In Europe the EZ PMI readings showed a mixed picture with France continuing to slip further into contractionary territory. French PMI reports printed markedly worse than forecast at 47.8 versus 49.6 for manufacturing and 48.2 vs. 49.5 for services. This is the 8th month out of the past 9 that French PMI data has fallen underneath the 50 boom/bust line indicating that Eurozone’s second largest economy remains mired in recession.
The dour news was somewhat offset by continuing strong performance out of Germany which remained well above the 50 line with PMI manufacturing printing at 52.4 and services at 54.8. Although even in Germany the data was weaker than the month prior suggesting a bit of a slowdown in demand. Overall, however the EZ PMI data remained in expansionary territory, but barely so with Manufacturing PMI at 51.8 and Services at 52.8.
The markets reacted negatively to the news with EUR/USD dropping below the 1.3600 figure, but the selloff remained contained for the time being with the pair stabilizing at 1.3580. The bottom line from today’s data is that while it was worse than forecast, it was not so horrid as to force any further policy changes from the ECB and therefore the market’s quickly settled down after the initial adjustment for the news.
Elsewhere in Asia the data was considerably better with Chinese HSBC Manufacturing PMI printing at 50.8 versus 49.7 as the index climbed into expansionary territory for the first time since last year.
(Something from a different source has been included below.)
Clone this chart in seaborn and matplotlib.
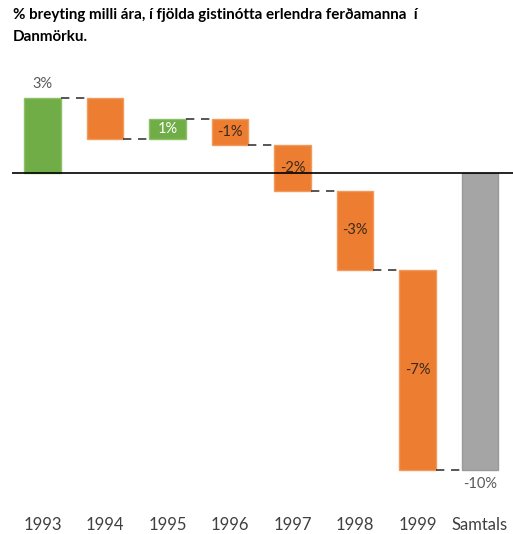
import numpy as np
import pandas as pd
import matplotlib
matplotlib.use("Agg")
import matplotlib.pyplot as plt
import seaborn as sns

# data
categories = ["1993", "1994", "1995", "1996", "1997", "1998", "1999", "Samtals"]
changes = [2.52, -1.36, 0.65, -0.87, -1.54, -2.67, -6.73]
labels = ["3%", "", "1%", "-1%", "-2%", "-3%", "-7%", "-10%"]

title = "% breyting milli ára, í fjölda gistinótta erlendra ferðamanna  í\nDanmörku."

green = "#70AD47"
orange = "#ED7D31"
grey = "#A5A5A5"

# waterfall: bottoms and heights from the running total
running = np.cumsum([0] + changes)
total = running[-1]
bottoms = list(running[:-1]) + [0]
heights = changes + [total]

df = pd.DataFrame({"cat": categories, "height": heights, "bottom": bottoms})

sns.set_style("white")
plt.rcParams["font.family"] = ["Lato", "DejaVu Sans"]

fig = plt.figure(figsize=(5.13, 5.34), dpi=100)
ax = fig.add_axes([12 / 513, 34 / 534, 501 / 513, 440 / 534])

sns.barplot(data=df, x="cat", y="height", bottom=df["bottom"].to_numpy(),
            color=orange, width=0.58, errorbar=None, ax=ax)

for i, p in enumerate(ax.patches):
    if i == len(categories) - 1:
        p.set_facecolor(grey)
        p.set_edgecolor("#9a9a9a")
    elif heights[i] > 0:
        p.set_facecolor(green)
        p.set_edgecolor("#8CC168")
    else:
        p.set_facecolor(orange)
        p.set_edgecolor("#F29A5E")
    p.set_linewidth(1.0)

# connectors between bars
w = 0.58
for i in range(len(categories) - 1):
    level = running[i + 1]
    ax.plot([i + w / 2, i + 1 - w / 2], [level, level], color="#3a3a3a",
            lw=1.2, ls=(0, (5, 4)), zorder=1)

ax.axhline(0, color="black", lw=1.2, zorder=3)

# value labels
for i, lab in enumerate(labels):
    if not lab:
        continue
    top = bottoms[i] + heights[i]
    if i == 0:
        ax.text(i, top + 0.25, lab, ha="center", va="bottom", fontsize=10.5, color="#595959")
    elif i == len(categories) - 1:
        ax.text(i, top - 0.25, lab, ha="center", va="top", fontsize=10.5, color="#595959")
    else:
        col = "white" if heights[i] > 0 else "#3b2a1a"
        ax.text(i, bottoms[i] + heights[i] / 2, lab, ha="center", va="center",
                fontsize=10.5, color=col, zorder=4)

ax.set_ylim(-(500 - 173) / 29.7, (173 - 60) / 29.7)
ax.set_xlim((12 - 42.5) / 62.5, (513 - 42.5) / 62.5)
ax.set_yticks([])
ax.set_xlabel("")
ax.set_ylabel("")
ax.tick_params(axis="x", length=0, labelsize=12, colors="#404040", pad=12)
sns.despine(ax=ax, left=True, bottom=True)

fig.text(13 / 513, 1 - 8 / 534, title, ha="left", va="top", fontsize=10.9,
         fontweight="bold", color="black", linespacing=1.75)

fig.savefig("out.png", dpi=100)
The news brought buyers into AUD/USD which climbed just shy of 9450 before profit taking kicked in. The Aussie now finds itself at the best ;level since April and within striking distance of the yearly high.
If the pair can clear the 9450 barrier it could make a run towards the key 9500 level, but that is certain to evoke some concerned rhetoric from RBA which has continued to state that the Aussie exchange rate is too high and could hurt the country’s terms of trade position. Still, the Australian monetary authorities are unlikely to lower rates unless the economic conditions deteriorate further which still leaves the Aussie as the key yield play in the G-20 universe.
Finally in North America today the focus turns to housing with Existing Home Sales expected at 1400 GMT. The market is looking for a slight improvement to 4.74M units from 4.65M the month prior and any upside surprise could extend losses in the EUR/USD if it translates into higher US yields. Last week Fed Chief Janet Yellen essentially squelched any expectations of an early Fed tightening move but if US data continues to improve pulling US yields up, the drop in the EUR/USD should resume.